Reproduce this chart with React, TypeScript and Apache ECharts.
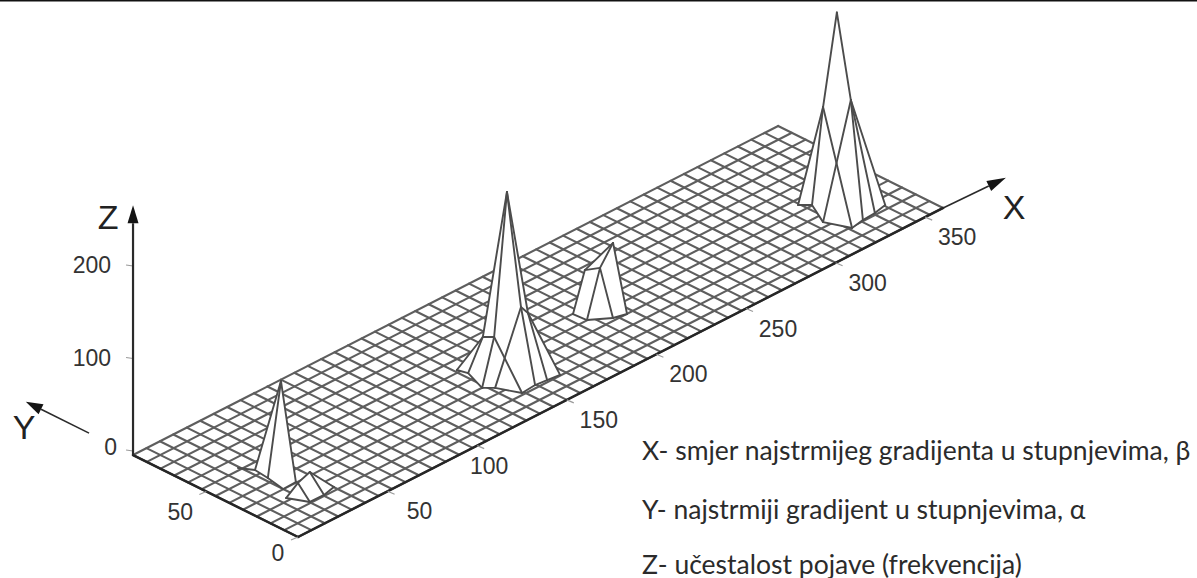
import React, { useEffect, useRef } from "react";
import * as echarts from "echarts";

// ---- axis values (degrees, degrees, frequency) ----
const xTicks = [50, 100, 150, 200, 250, 300, 350];
const yTicks = [0, 50];
const zTicks = [0, 100, 200];
const xMax = 360;
const yMax = 90;
const meshStep = 7.5;

const noteLines = [
  "X- smjer najstrmijeg gradijenta u stupnjevima, β",
  "Y- najstrmiji gradijent u stupnjevima, α",
  "Z- učestalost pojave (frekvencija)",
];

// ---- peaks: vertices are [x, y, z] in data units ----
type V = [number, number, number];
const peak1: V[] = [
  [35.2, 43.7, 90.8], [25.3, 48.2, 0], [24.4, 40.3, 0], [22.5, 30.1, 0], [29.9, 30.4, 0], [21.7, 54, 0],
];
const peak1Outline = [0, 4, 3, 2, 1];
const peak1Edges = [[0, 1], [0, 2], [0, 4], [1, 2], [2, 3], [3, 4], [5, 1]];

const peak1b: V[] = [
  [29.3, 22.2, 19.5], [23.3, 22.8, 13], [18.3, 24.4, 0], [22.7, 15.7, 0], [30.5, 15.6, 0], [37.6, 17.2, 0],
];
const peak1bOutline = [0, 5, 4, 3, 2, 1];
const peak1bEdges = [[0, 1], [1, 2], [1, 3], [0, 4], [0, 5], [2, 3], [3, 4], [4, 5]];

const peak2: V[] = [
  [161.2, 43.6, 170.8], [146.2, 42.1, 30.3], [152.1, 41.7, 24.9], [167.8, 42.4, 41.1], [172.5, 43.2, 29.2],
  [136.3, 46.6, 0], [137.7, 41.8, 0], [133.3, 29.9, 0], [136.9, 26.3, 0], [141.5, 16.1, 0],
  [149.5, 16.8, 0], [155.6, 16.2, 0], [162, 15.4, 0],
];
const peak2Outline = [0, 4, 12, 11, 10, 9, 8, 7, 6, 5, 1];
const peak2Edges = [
  [0, 1], [0, 2], [0, 3], [0, 4], [1, 2], [1, 5], [1, 6], [2, 7], [2, 9], [3, 8], [3, 10], [3, 4], [4, 11], [4, 12],
  [5, 6], [6, 7], [7, 8], [8, 9], [9, 10], [10, 11], [11, 12],
];

const peak2b: V[] = [
  [215.4, 38.7, 67], [210.3, 49.1, 32.4], [211.8, 42.3, 40],
  [199.3, 44.8, 0], [199.8, 37.7, 0], [208.1, 31.6, 0], [214.2, 29.9, 0],
];
const peak2bOutline = [0, 6, 5, 4, 3, 1];
const peak2bEdges = [[0, 1], [0, 2], [1, 2], [0, 6], [1, 3], [2, 4], [2, 5], [3, 4], [4, 5], [5, 6]];

const peak3: V[] = [
  [340.7, 39.1, 192], [333, 39.1, 97.3], [348.4, 39, 89.7],
  [321.7, 41.7, 0], [325.5, 37.8, 0], [319.1, 25.5, 0], [323.8, 14.3, 0],
  [331.2, 15.6, 0], [338.4, 16.1, 0], [345.7, 17.6, 0],
];
const peak3Outline = [0, 2, 9, 8, 7, 6, 5, 4, 3, 1];
const peak3Edges = [
  [0, 1], [0, 2], [1, 3], [1, 4], [1, 6], [2, 5], [2, 7], [2, 8], [2, 9],
  [3, 4], [4, 5], [5, 6], [6, 7], [7, 8], [8, 9],
];

const peaks = [
  { v: peak1, outline: peak1Outline, edges: peak1Edges },
  { v: peak1b, outline: peak1bOutline, edges: peak1bEdges },
  { v: peak2b, outline: peak2bOutline, edges: peak2bEdges },
  { v: peak2, outline: peak2Outline, edges: peak2Edges },
  { v: peak3, outline: peak3Outline, edges: peak3Edges },
];

// ---- oblique projection of (x, y, z) on the flat, hidden cartesian plane ----
const project = (x: number, y: number, z: number): [number, number] => [
  298 + 1.792 * x - 1.833 * y,
  537 - 0.914 * x - 0.911 * y - 0.925 * z,
];

const TEXT = "#333333";
const MESH = "#5e5e5e";
const PEAK = "#4c4c4c";
const EDGE = "#262626";

function lineItem(api: any, a: V, b: V, stroke: string, lineWidth: number) {
  const p = api.coord(project(a[0], a[1], a[2]));
  const q = api.coord(project(b[0], b[1], b[2]));
  return { type: "line", shape: { x1: p[0], y1: p[1], x2: q[0], y2: q[1] }, style: { stroke, lineWidth, lineCap: "round" } };
}

function buildOption() {
  // mesh lines
  const mesh: V[][] = [];
  for (let x = 0; x <= xMax; x += meshStep) mesh.push([[x, 0, 0], [x, yMax, 0]]);
  for (let y = 0; y <= yMax; y += meshStep) mesh.push([[0, y, 0], [xMax, y, 0]]);

  const outlines = peaks.map((p) => p.outline.map((i) => p.v[i]));
  const peakLines: { seg: V[]; group: number }[] = [];
  peaks.forEach((p, k) => p.edges.forEach(([a, b]) => peakLines.push({ seg: [p.v[a], p.v[b]], group: k })));

  const arrows: { from: V; to: V; width: number; head: number; half: number }[] = [
    { from: [xMax, 0, 0], to: [394, -1, 0], width: 1.6, head: 19, half: 5.5 },
    { from: [0, 114, 0], to: [0, 148.5, 0], width: 1.6, head: 17, half: 5.5 },
    { from: [0, yMax, 0], to: [0, yMax, 270], width: 2.2, head: 18, half: 5.5 },
  ];

  const fullAxes: V[][] = [
    [[0, 0, 0], [xMax, 0, 0]],
    [[0, 0, 0], [0, yMax, 0]],
  ];

  const labelItems: { text: string; pos: [number, number]; size: number; align: string }[] = [];
  xTicks.forEach((t) => {
    const p = project(t, 0, 0);
    labelItems.push({ text: String(t), pos: [p[0] + (t === 100 ? 12 : 32), p[1] + 20], size: 23, align: "center" });
  });
  yTicks.forEach((t) => {
    const p = project(0, t, 0);
    labelItems.push({ text: String(t), pos: [p[0] + (t === 0 ? -20 : -26), p[1] + (t === 0 ? 16 : 21)], size: 23, align: "center" });
  });
  const zOrigin = project(0, yMax, 0);
  zTicks.forEach((t) => {
    const p = project(0, yMax, t);
    labelItems.push({ text: String(t), pos: [p[0] + (t === 0 ? -16 : -22), p[1] - 5 + (t === 0 ? -3 : 0)], size: 23, align: "right" });
  });
  labelItems.push({ text: "Z", pos: [zOrigin[0] - 25, 217], size: 34, align: "center" });
  labelItems.push({ text: "Y", pos: [24, 427], size: 34, align: "center" });
  labelItems.push({ text: "X", pos: [1014, 207], size: 34, align: "center" });

  const tickSegs: [number, number, number, number][] = [];
  xTicks.forEach((t) => {
    const p = project(t, 0, 0);
    tickSegs.push([p[0], p[1], p[0] + 7, p[1] + 3]);
  });
  yTicks.forEach((t) => {
    const p = project(0, t, 0);
    tickSegs.push([p[0], p[1], p[0] - 7, p[1] + 3]);
  });
  zTicks.forEach((t) => {
    const p = project(0, yMax, t);
    tickSegs.push([p[0], p[1] - 4, p[0] - 7, p[1] - 5]);
  });

  const common = {
    type: "custom",
    coordinateSystem: "cartesian2d",
    silent: true,
    clip: false,
    animation: false,
  };

  return {
    animation: false,
    backgroundColor: "#ffffff",
    tooltip: { show: false },
    grid: { left: 0, right: 0, top: 0, bottom: 0 },
    xAxis: { type: "value", min: 0, max: 1197, show: false },
    yAxis: { type: "value", min: 0, max: 578, inverse: true, show: false },
    graphic: [
      { type: "rect", left: 0, top: 0, shape: { width: 1197, height: 1.5 }, style: { fill: "#111111" }, silent: true },
      ...noteLines.map((text, i) => ({
        type: "text",
        left: 642,
        top: [436, 495, 550][i],
        silent: true,
        style: { text, fill: "#2b2b2b", font: "26.5px Lato, 'Open Sans', sans-serif" },
      })),
    ],
    series: [
      {
        ...common,
        name: "mesh",
        z: 1,
        data: mesh.map((_, i) => i),
        renderItem: (params: any, api: any) => {
          const [a, b] = mesh[params.dataIndex];
          return lineItem(api, a, b, MESH, 2.1);
        },
      },
      {
        ...common,
        name: "axes",
        z: 2,
        data: fullAxes.map((_, i) => i),
        renderItem: (params: any, api: any) => {
          const [a, b] = fullAxes[params.dataIndex];
          return lineItem(api, a, b, EDGE, 2.5);
        },
      },
      {
        ...common,
        name: "peak faces",
        z: 3,
        data: outlines.map((_, i) => i),
        renderItem: (params: any, api: any) => ({
          type: "polygon",
          shape: { points: outlines[params.dataIndex].map((v) => api.coord(project(v[0], v[1], v[2]))) },
          style: { fill: "#ffffff" },
        }),
      },
      {
        ...common,
        name: "peak lines",
        z: 4,
        data: peakLines.map((_, i) => i),
        renderItem: (params: any, api: any) => {
          const { seg } = peakLines[params.dataIndex];
          return lineItem(api, seg[0], seg[1], PEAK, 1.9);
        },
      },
      {
        ...common,
        name: "ticks",
        z: 5,
        data: tickSegs.map((_, i) => i),
        renderItem: (params: any, api: any) => {
          const s = tickSegs[params.dataIndex];
          const p = api.coord([s[0], s[1]]);
          const q = api.coord([s[2], s[3]]);
          return { type: "line", shape: { x1: p[0], y1: p[1], x2: q[0], y2: q[1] }, style: { stroke: "#9a9a9a", lineWidth: 1.2 } };
        },
      },
      {
        ...common,
        name: "arrows",
        z: 6,
        data: arrows.map((_, i) => i),
        renderItem: (params: any, api: any) => {
          const a = arrows[params.dataIndex];
          const p = api.coord(project(a.from[0], a.from[1], a.from[2]));
          const q = api.coord(project(a.to[0], a.to[1], a.to[2]));
          const len = Math.hypot(q[0] - p[0], q[1] - p[1]);
          const ux = (q[0] - p[0]) / len;
          const uy = (q[1] - p[1]) / len;
          const bx = q[0] - ux * a.head;
          const by = q[1] - uy * a.head;
          return {
            type: "group",
            children: [
              { type: "line", shape: { x1: p[0], y1: p[1], x2: bx, y2: by }, style: { stroke: "#2a2a2a", lineWidth: a.width } },
              {
                type: "polygon",
                shape: { points: [q, [bx - uy * a.half, by + ux * a.half], [bx + uy * a.half, by - ux * a.half]] },
                style: { fill: "#141414" },
              },
            ],
          };
        },
      },
      {
        ...common,
        name: "labels",
        z: 7,
        data: labelItems.map((_, i) => i),
        renderItem: (params: any, api: any) => {
          const l = labelItems[params.dataIndex];
          const p = api.coord(l.pos);
          return {
            type: "text",
            style: {
              text: l.text,
              x: p[0],
              y: p[1],
              fill: l.size > 30 ? "#222222" : TEXT,
              align: l.align,
              verticalAlign: "middle",
              font: `${l.size}px 'Liberation Sans', Arial, sans-serif`,
            },
          };
        },
      },
    ],
  };
}

export default function App() {
  const ref = useRef<HTMLDivElement>(null);
  useEffect(() => {
    document.body.style.margin = "0";
    const chart = echarts.init(ref.current as HTMLDivElement, undefined, { renderer: "svg" });
    chart.setOption(buildOption() as any);
    return () => chart.dispose();
  }, []);
  return <div ref={ref} style={{ width: 1197, height: 578, background: "#fff" }} />;
}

EXERCISE OBJECTIVE – Without the pictures, please reproduce each line of the listing above exactly, from the first one through the line bearing "4], [4, 5], [5, 6]];".

SOLUTION FOR THIS EXERCISE –
Reproduce this chart with React, TypeScript and Apache ECharts.
import React, { useEffect, useRef } from "react";
import * as echarts from "echarts";

// ---- axis values (degrees, degrees, frequency) ----
const xTicks = [50, 100, 150, 200, 250, 300, 350];
const yTicks = [0, 50];
const zTicks = [0, 100, 200];
const xMax = 360;
const yMax = 90;
const meshStep = 7.5;

const noteLines = [
  "X- smjer najstrmijeg gradijenta u stupnjevima, β",
  "Y- najstrmiji gradijent u stupnjevima, α",
  "Z- učestalost pojave (frekvencija)",
];

// ---- peaks: vertices are [x, y, z] in data units ----
type V = [number, number, number];
const peak1: V[] = [
  [35.2, 43.7, 90.8], [25.3, 48.2, 0], [24.4, 40.3, 0], [22.5, 30.1, 0], [29.9, 30.4, 0], [21.7, 54, 0],
];
const peak1Outline = [0, 4, 3, 2, 1];
const peak1Edges = [[0, 1], [0, 2], [0, 4], [1, 2], [2, 3], [3, 4], [5, 1]];

const peak1b: V[] = [
  [29.3, 22.2, 19.5], [23.3, 22.8, 13], [18.3, 24.4, 0], [22.7, 15.7, 0], [30.5, 15.6, 0], [37.6, 17.2, 0],
];
const peak1bOutline = [0, 5, 4, 3, 2, 1];
const peak1bEdges = [[0, 1], [1, 2], [1, 3], [0, 4], [0, 5], [2, 3], [3, 4], [4, 5]];

const peak2: V[] = [
  [161.2, 43.6, 170.8], [146.2, 42.1, 30.3], [152.1, 41.7, 24.9], [167.8, 42.4, 41.1], [172.5, 43.2, 29.2],
  [136.3, 46.6, 0], [137.7, 41.8, 0], [133.3, 29.9, 0], [136.9, 26.3, 0], [141.5, 16.1, 0],
  [149.5, 16.8, 0], [155.6, 16.2, 0], [162, 15.4, 0],
];
const peak2Outline = [0, 4, 12, 11, 10, 9, 8, 7, 6, 5, 1];
const peak2Edges = [
  [0, 1], [0, 2], [0, 3], [0, 4], [1, 2], [1, 5], [1, 6], [2, 7], [2, 9], [3, 8], [3, 10], [3, 4], [4, 11], [4, 12],
  [5, 6], [6, 7], [7, 8], [8, 9], [9, 10], [10, 11], [11, 12],
];

const peak2b: V[] = [
  [215.4, 38.7, 67], [210.3, 49.1, 32.4], [211.8, 42.3, 40],
  [199.3, 44.8, 0], [199.8, 37.7, 0], [208.1, 31.6, 0], [214.2, 29.9, 0],
];
const peak2bOutline = [0, 6, 5, 4, 3, 1];
const peak2bEdges = [[0, 1], [0, 2], [1, 2], [0, 6], [1, 3], [2, 4], [2, 5], [3, 4], [4, 5], [5, 6]];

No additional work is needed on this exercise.